To my dismay, I have become way too familiar with the physical therapy clinic. Because I am a highly active person who also happens to have inherited arthritic tendencies, I have become a fairly regular visitor at PT over the past ten years. The sessions have sometimes been related to the arthritis issues but sometimes are a result of overuse or accidents that have occurred because I like to move. No matter why I am going there, I am grateful that I have access to physical therapy (even if it is a literal pain and a disruption to my day). I am also finding the clinic to be an interesting classroom for the study of human beings.
When I walk in for any appointment, I take in the big room with all the equipment and the various combinations of therapist/patient at work. It's odd to me that, although this is a medical establishment, privacy is not a priority. The room is open and the conversations are accessible for anyone in the room. My current therapy is entirely related to the joint replacement surgery that I had on my right hand in early March. I am primarily ensconced at a table in the "hand section" of the office. I mostly sit at the table while my hand is massaged and manipulated, electrified and examined, heated and cooled. I do WWF, or make with the chit chat with the therapist or sometimes other patients who are also having their hands entertained. But mostly? Mostly I just watch the people there.
People come in with their broken body parts, each broken in its own way and each significant to the owner. But to the physical therapists, each body part seems to be just that - a broken part of the machine. Isolate the problem and attack. Most of the PT's, frankly, look bored. As in, here I am repeating these same old knee exercises for, what, the 5th time today? the 10th time this week? the 100th time this year?
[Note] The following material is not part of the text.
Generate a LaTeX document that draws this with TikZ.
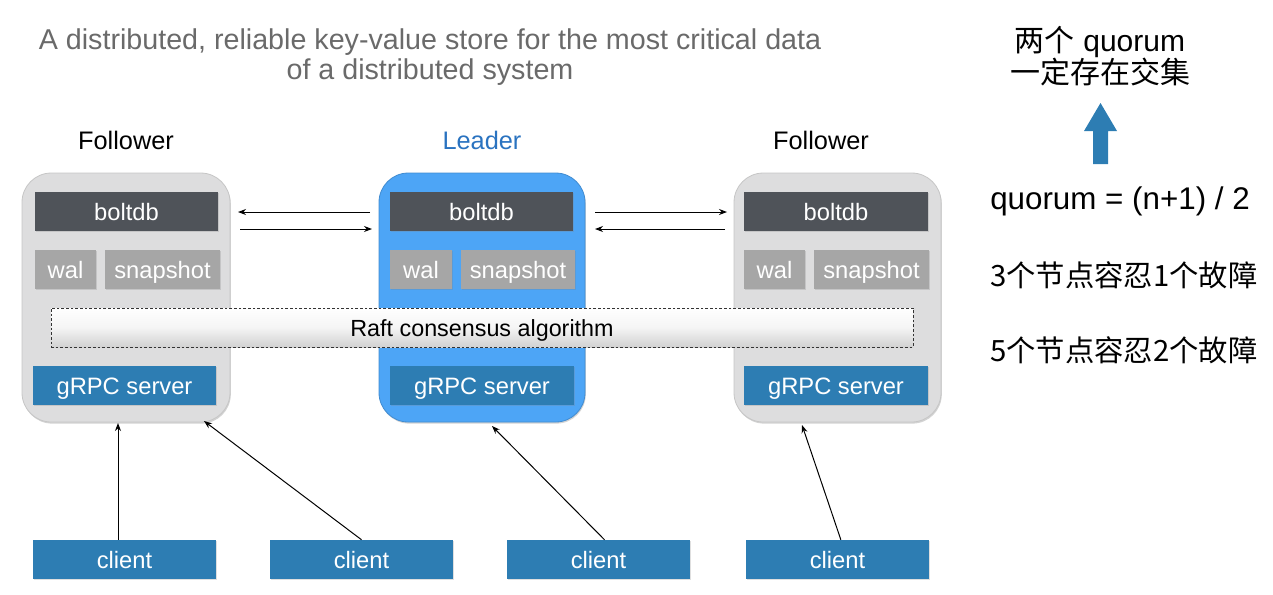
\documentclass[tikz,border=0pt]{standalone}
\usepackage{fontspec}
\setmainfont{Liberation Sans}
\newfontfamily\cjk{Noto Sans CJK SC}
\usetikzlibrary{arrows.meta,shadows}
\definecolor{boxgray}{HTML}{DDDDDE}
\definecolor{leaderblue}{HTML}{4DA5F6}
\definecolor{grpcblue}{HTML}{2D7DB3}
\definecolor{darkbox}{HTML}{4F5359}
\definecolor{midgray}{HTML}{A6A6A6}
\definecolor{titlegray}{HTML}{6A6A6A}
\definecolor{leadertext}{HTML}{2A73C0}
\tikzset{
  x=0.75pt, y=-0.75pt,
  sz/.style 2 args={minimum width=#1*0.75pt, minimum height=#2*0.75pt},
  outer/.style={rounded corners=22pt, inner sep=0pt, drop shadow={shadow xshift=0.6pt, shadow yshift=-1.2pt, opacity=0.35}},
  follower/.style={outer, fill=boxgray, draw=gray!45, line width=0.6pt},
  leader/.style={outer, fill=leaderblue, draw=leaderblue!85!black, line width=0.6pt},
  inner/.style={inner sep=0pt, text=white, text height=13pt, text depth=0pt, font=\fontsize{17.8}{20}\selectfont, drop shadow={shadow xshift=0.5pt, shadow yshift=-0.8pt, opacity=0.25}},
  darkb/.style={inner, fill=darkbox},
  grayb/.style={inner, fill=midgray},
  blueb/.style={inner, fill=grpcblue},
  lbl/.style={font=\fontsize{19}{22}\selectfont},
  arr/.style={-{Stealth[length=6pt,width=4.5pt]}, line width=0.75pt},
  rtext/.style={anchor=west, font=\fontsize{23.5}{28}\selectfont, inner sep=0pt},
}
\begin{document}
\begin{tikzpicture}
\useasboundingbox (0,0) rectangle (1273,594);
% title
\node[text=titlegray, font=\fontsize{21.5}{22}\selectfont, align=center] (title) at (430,57)
  {A distributed, reliable key-value store for the most critical data\\of a distributed system};
% labels
\node[lbl] (lf1) at (126,140) {Follower};
\node[lbl, text=leadertext] (ll) at (482,140) {Leader};
\node[lbl] (lf2) at (821,140) {Follower};
% outer boxes
\node[follower, sz={208}{249}] (f1) at (126,297.5) {};
\node[leader, sz={206}{249}] (ld) at (482,297.5) {};
\node[follower, sz={207}{249}] (f2) at (837.5,297.5) {};
% follower 1
\node[darkb, sz={183}{39}] (b1) at (126.5,211.5) {boltdb};
\node[grayb, sz={61}{39}] (w1) at (65.5,269.5) {wal};
\node[grayb, sz={115}{39}] (s1) at (162.5,269.5) {snapshot};
\node[blueb, sz={183}{39}] (g1) at (124.5,385.5) {gRPC server};
% leader
\node[darkb, sz={183}{39}] (b2) at (481.5,211.5) {boltdb};
\node[grayb, sz={62}{39}] (w2) at (421,269.5) {wal};
\node[grayb, sz={114}{39}] (s2) at (518,269.5) {snapshot};
\node[blueb, sz={184}{39}] (g2) at (482,385.5) {gRPC server};
% follower 2
\node[darkb, sz={184}{39}] (b3) at (836,211.5) {boltdb};
\node[grayb, sz={61}{39}] (w3) at (774.5,269.5) {wal};
\node[grayb, sz={115}{39}] (s3) at (871.5,269.5) {snapshot};
\node[blueb, sz={184}{39}] (g3) at (836,385.5) {gRPC server};
% raft
\node[sz={862}{39}, inner sep=0pt, draw=black!80, line width=0.6pt, dash pattern=on 2pt off 1.5pt,
  top color=white, bottom color=black!18, middle color=black!4,
  text height=12.8pt, text depth=0pt,
  font=\fontsize{17.5}{20}\selectfont, text=black] (raft) at (482,327.5) {Raft consensus algorithm};
% peer arrows
\coordinate (a1s) at (370,212); \coordinate (a1e) at (238,212);
\coordinate (a2s) at (240,229); \coordinate (a2e) at (372,229);
\coordinate (a3s) at (595,212); \coordinate (a3e) at (727,212);
\coordinate (a4s) at (725,229); \coordinate (a4e) at (595,229);
\draw[arr] (a1s) -- (a1e);
\draw[arr] (a2s) -- (a2e);
\draw[arr] (a3s) -- (a3e);
\draw[arr] (a4s) -- (a4e);
% clients
\node[blueb, sz={183}{39}] (c1) at (124.5,559.5) {client};
\node[blueb, sz={183}{39}] (c2) at (361.5,559.5) {client};
\node[blueb, sz={183}{39}] (c3) at (598.5,559.5) {client};
\node[blueb, sz={183}{39}] (c4) at (837.5,559.5) {client};
\coordinate (t1) at (118,423);
\coordinate (t2) at (204,421);
\coordinate (t3) at (492,426);
\coordinate (t4) at (802,425);
\draw[arr] (c1.north -| t1) -- (t1);
\draw[arr] (c2.north) -- (t2);
\draw[arr] ([xshift=4.5pt]c3.north) -- (t3);
\draw[arr] ([xshift=2.5pt]c4.north) -- (t4);
% right side
\node[align=center, font=\fontsize{22.5}{24}\selectfont, inner sep=0pt] (q) at (1100,56) {{\cjk 两个} quorum\\{\cjk 一定存在交集}};
\fill[grpcblue] (1093,164) -- (1108,164) -- (1108,131) -- (1117,131) -- (1100.5,103) -- (1084,131) -- (1093,131) -- cycle;
\node[rtext] (f) at (990,201) {quorum = (n+1) / 2};
\node[rtext, font=\fontsize{22}{26}\cjk] (l3) at (990,275) {3个节点容忍1个故障};
\node[rtext, font=\fontsize{22}{26}\cjk] (l5) at (990,350) {5个节点容忍2个故障};
\end{tikzpicture}
\end{document}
They stare off out the window or make jokes with the other PT's while their victim groans their way through the exercises.
The patients are a diverse lot. They are a collection of bodies, more over 40 years old than under 40. Most seem perplexed or uncomfortable with the exercises. It's almost as if they don't know that part of their body very well. That last description includes me. The patients come in all sizes and shapes. Very few fit the cultural profile for attractive but they all come with bodies that are functional and in need of some kind of repair. I observe some patients just resting on tables or enduring (enjoying?) some hands on therapy. Awkward. Some are working out on machines or with big exercise balls or long rubber tubing. Yes, you read that right. Long rubber tubing that you use to stretch and strengthen muscles (it has been part of some PT sessions in my past). Most appear not particularly graceful nor comfortable with what they are asked to do but they plod their way through it. I am more interested in what their faces say than in what their bodies do. Faces say things like, "You want me to do what?" or "Well, this is fun!" or "Is it time to quit yet?". Or maybe those are just the thoughts in my own head.
When I walk into the room, I tend to distance myself from the others, as if somehow I am above this. What's that about? I am self conscious and wonder what other people watchers are noting about me. I don't know why this place makes me highly uncomfortable. Perhaps it speaks to vulnerability and flaws? That makes sense to me.
What's your take on physical therapy? Thumbs up or thumbs down?